The real concern when people speak of black mold or any other mold for that matter is what kind of potential impact the mold is having on her and her family.
What are the health effects of mold?
Every person responds to mold differently. In addition, there aren’t any specific federal guidelines determining what levels of mold risk pose a health risk.
There is a general consensus in our industry, though: mold counts should be lower indoors than outdoors (i.e. lower than the outdoor air that you breathe in everyday). There are many other factors–such as the weather and asthma–which influence mold counts and the occupants’ health profile, as well.
But because mold is a part of the natural environment, you’ll never have a “mold free” home. This factor and the others mentioned above make it impossible to determine if there is a risk associated with mold from identifying mold count levels alone.

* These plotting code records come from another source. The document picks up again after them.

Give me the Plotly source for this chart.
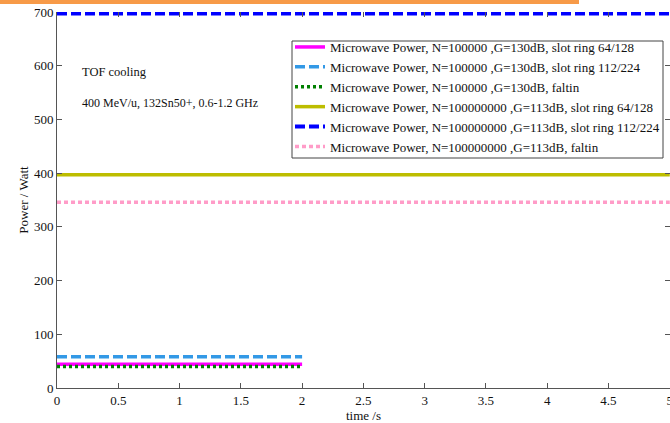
import plotly.graph_objects as go

# ---- data -------------------------------------------------------------
time_short = [0, 2]          # s, N = 1e5 runs
time_long = [0, 5]           # s, N = 1e8 runs

p_n1e5_slot64 = [44, 44]     # W
p_n1e5_slot112 = [58, 58]
p_n1e5_faltin = [40, 40]
p_n1e8_slot64 = [397, 397]
p_n1e8_slot112 = [697, 697]
p_n1e8_faltin = [346, 346]

series_names = [
    "Microwave Power, N=100000 ,G=130dB, slot ring 64/128",
    "Microwave Power, N=100000 ,G=130dB, slot ring 112/224",
    "Microwave Power, N=100000 ,G=130dB, faltin",
    "Microwave Power, N=100000000 ,G=113dB, slot ring 64/128",
    "Microwave Power, N=100000000 ,G=113dB, slot ring 112/224",
    "Microwave Power, N=100000000 ,G=113dB, faltin",
]

x_ticks = [0, 0.5, 1, 1.5, 2, 2.5, 3, 3.5, 4, 4.5, 5]
x_tick_text = ["0", "0.5", "1", "1.5", "2", "2.5", "3", "3.5", "4", "4.5", "5"]
y_ticks = [0, 100, 200, 300, 400, 500, 600, 700]

# ---- styling ----------------------------------------------------------
W, H = 670, 423
ML, MR, MT, MB = 57, 0, 12, 35
PW, PH = W - ML - MR, H - MT - MB
SERIF = "Liberation Serif, Times New Roman, serif"


def px_x(p):
    return (p - ML) / PW


def px_y(p):
    return (H - MB - p) / PH


styles = [
    dict(color="#FF00FF", width=3.5, dash="solid"),
    dict(color="#3399E6", width=3.5, dash="10px,4px"),
    dict(color="#008000", width=3.5, dash="3px,3px"),
    dict(color="#BDBD00", width=3.5, dash="solid"),
    dict(color="#0000FF", width=4, dash="10px,4px"),
    dict(color="#FF9CC8", width=3.5, dash="4px,3px"),
]

xs = [time_short, time_short, time_short, time_long, time_long, time_long]
ys = [p_n1e5_slot64, p_n1e5_slot112, p_n1e5_faltin,
      p_n1e8_slot64, p_n1e8_slot112, p_n1e8_faltin]

fig = go.Figure()
for name, x, y, st in zip(series_names, xs, ys, styles):
    fig.add_trace(go.Scatter(x=x, y=y, mode="lines", name=name, line=st,
                             cliponaxis=False))

axis_common = dict(ticks="inside", ticklen=5, tickcolor="#555555",
                   showgrid=False, zeroline=False, automargin=False,
                   ticklabeloverflow="allow",
                   tickfont=dict(family=SERIF, size=13, color="#111111"))

fig.update_layout(
    width=W, height=H,
    margin=dict(l=ML, r=MR, t=MT, b=MB, pad=0, autoexpand=False),
    paper_bgcolor="white", plot_bgcolor="white",
    font=dict(family=SERIF, size=13, color="#111111"),
    xaxis=dict(range=[0, 5.002], tickvals=x_ticks, ticktext=x_tick_text,
               showline=True, linecolor="#555555", linewidth=1,
               title=dict(text="time /s", standoff=0,
                          font=dict(family=SERIF, size=13)),
               **axis_common),
    yaxis=dict(range=[0, 700], tickvals=y_ticks,
               showline=True, linecolor="#555555", linewidth=1,
               title=dict(text="Power / Watt", standoff=2,
                          font=dict(family=SERIF, size=13)),
               **axis_common),
    # mirrored tick marks on the top and right edges, without a frame line
    xaxis2=dict(overlaying="x", side="top", matches="x",
                tickvals=x_ticks, showticklabels=False, showline=False,
                ticks="inside", ticklen=5, tickcolor="#555555",
                showgrid=False, zeroline=False),
    yaxis2=dict(overlaying="y", side="right", matches="y",
                tickvals=y_ticks, showticklabels=False, showline=False,
                ticks="inside", ticklen=5, tickcolor="#555555",
                showgrid=False, zeroline=False),
    legend=dict(x=px_x(290), xanchor="left", y=px_y(32), yanchor="top",
                bgcolor="rgba(0,0,0,0)", borderwidth=0,
                font=dict(family=SERIF, size=13, color="#111111"),
                itemwidth=30, tracegroupgap=0),
    showlegend=True,
    annotations=[
        dict(text="TOF cooling", x=px_x(80), y=px_y(72), xref="paper",
             yref="paper", xanchor="left", yanchor="middle", showarrow=False,
             font=dict(family=SERIF, size=12.5, color="#111111")),
        dict(text="400 MeV/u, 132Sn50+, 0.6-1.2 GHz", x=px_x(80),
             y=px_y(103), xref="paper", yref="paper", xanchor="left",
             yanchor="middle", showarrow=False,
             font=dict(family=SERIF, size=12, color="#111111")),
    ],
    shapes=[
        # orange strip along the top edge
        dict(type="rect", xref="paper", yref="paper",
             x0=px_x(0), x1=px_x(579), y0=px_y(4), y1=px_y(-2),
             fillcolor="#F79A48", line=dict(width=0), layer="above"),
        # legend frame
        dict(type="rect", xref="paper", yref="paper",
             x0=px_x(292), x1=px_x(663), y0=px_y(158), y1=px_y(41),
             fillcolor="white", line=dict(color="#444444", width=1),
             layer="above"),
    ],
)

# empty trace so the mirrored axes are drawn
fig.add_trace(go.Scatter(x=[None], y=[None], xaxis="x2", yaxis="y2",
                         showlegend=False, hoverinfo="skip"))

fig.write_html("out.html")
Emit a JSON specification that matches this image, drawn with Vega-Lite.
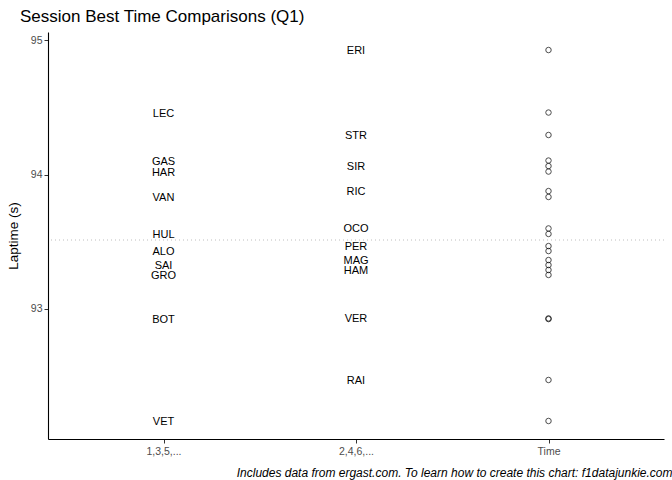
{
  "$schema": "https://vega.github.io/schema/vega-lite/v6.json",
  "autosize": "none",
  "width": 616,
  "height": 407,
  "padding": {"left": 48, "top": 32, "right": 8, "bottom": 41},
  "background": "white",
  "config": {
    "font": "Liberation Sans",
    "view": {"stroke": null},
    "axis": {"grid": false, "domainColor": "#000000", "domainWidth": 1.1, "tickColor": "#333333", "tickSize": 4, "labelColor": "#4D4D4D", "labelFontSize": 10.5, "titleFontWeight": "normal", "titleColor": "#000000", "titleFontSize": 13.5}
  },
  "title": {"text": "Session Best Time Comparisons (Q1)", "anchor": "start", "frame": "group", "dx": -28, "fontSize": 17, "fontWeight": "normal", "color": "#000000", "offset": 6},
  "data": {"values": [
    {"driver": "VET", "group": "1,3,5,...", "time": 92.167},
    {"driver": "RAI", "group": "2,4,6,...", "time": 92.472},
    {"driver": "BOT", "group": "1,3,5,...", "time": 92.925},
    {"driver": "VER", "group": "2,4,6,...", "time": 92.930},
    {"driver": "GRO", "group": "1,3,5,...", "time": 93.253},
    {"driver": "HAM", "group": "2,4,6,...", "time": 93.290},
    {"driver": "SAI", "group": "1,3,5,...", "time": 93.327},
    {"driver": "MAG", "group": "2,4,6,...", "time": 93.364},
    {"driver": "ALO", "group": "1,3,5,...", "time": 93.431},
    {"driver": "PER", "group": "2,4,6,...", "time": 93.468},
    {"driver": "HUL", "group": "1,3,5,...", "time": 93.558},
    {"driver": "OCO", "group": "2,4,6,...", "time": 93.599},
    {"driver": "VAN", "group": "1,3,5,...", "time": 93.833},
    {"driver": "RIC", "group": "2,4,6,...", "time": 93.877},
    {"driver": "HAR", "group": "1,3,5,...", "time": 94.022},
    {"driver": "SIR", "group": "2,4,6,...", "time": 94.063},
    {"driver": "GAS", "group": "1,3,5,...", "time": 94.104},
    {"driver": "STR", "group": "2,4,6,...", "time": 94.294},
    {"driver": "LEC", "group": "1,3,5,...", "time": 94.461},
    {"driver": "ERI", "group": "2,4,6,...", "time": 94.926}
  ]},
  "layer": [
    {
      "mark": {"type": "rule", "color": "#BEBEBE", "strokeDash": [1, 3], "strokeWidth": 1},
      "encoding": {"y": {"aggregate": "median", "field": "time", "type": "quantitative"}}
    },
    {
      "mark": {"type": "text", "fontSize": 11, "color": "#000000", "baseline": "middle", "align": "center", "dy": 1},
      "encoding": {
        "x": {"field": "group", "type": "ordinal",
              "scale": {"type": "point", "domain": ["1,3,5,...", "2,4,6,...", "Time"], "padding": 0.6},
              "axis": {"labelAngle": 0, "title": "Includes data from ergast.com. To learn how to create this chart: f1datajunkie.com",
                       "titleFontStyle": "italic", "titleFontSize": 12, "titleAlign": "right", "titleX": 624, "titleY": 37, "titleBaseline": "alphabetic", "labelPadding": 3}},
        "y": {"field": "time", "type": "quantitative",
              "scale": {"domain": [92.033, 95.06], "nice": false, "zero": false},
              "axis": {"values": [93, 94, 95], "format": "d", "title": "Laptime (s)", "titlePadding": 10}},
        "text": {"field": "driver"}
      }
    },
    {
      "mark": {"type": "point", "filled": false, "shape": "circle", "size": 30, "color": "#000000", "strokeWidth": 1},
      "encoding": {
        "x": {"datum": "Time", "type": "ordinal"},
        "y": {"field": "time", "type": "quantitative"}
      }
    }
  ]
}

One thing is for certain, though: you should never see visible mold growth in your attic–or anywhere else in your home.
Once mold becomes visible on your attic, roof, sheathing or joists, the mold count is officially elevated beyond a normal indoor environment. And because mold can also be hidden behind walls or inside of duct work, you can actually have even higher elevated mold counts without actually being able to see visible mold growth with the naked eye.
Indoor mold exposure is a relatively recent human concern. Although we don’t have a complete understanding of mold, and sometimes, we can’t even see it, we can still recognize symptoms that may be attributed to indoor mold:
- Eye irritation (watery, itchy or red eyes)
- Nasal congestion
- Runny nose
- Skin rash
- Difficulty breathing
This list is by no means comprehensive, as there is still quite a bit about mold and its effects that we do not know. Consult a physician if you believe you or someone close to you is experiencing health problems from mold exposure.
Who is most at risk for elevated mold exposure?
- Pregnant women
- Children and infants
- Individuals with immuno-compromising diseases or conditions (e.g. those with HIV, certain cancers, etc.)
- Individuals with respiratory disorders (e.g. those with Asthma, allergies, etc.)
Again, anyone who thinks they have symptoms of mold should see a doctor. And have any visible mold removed immediately.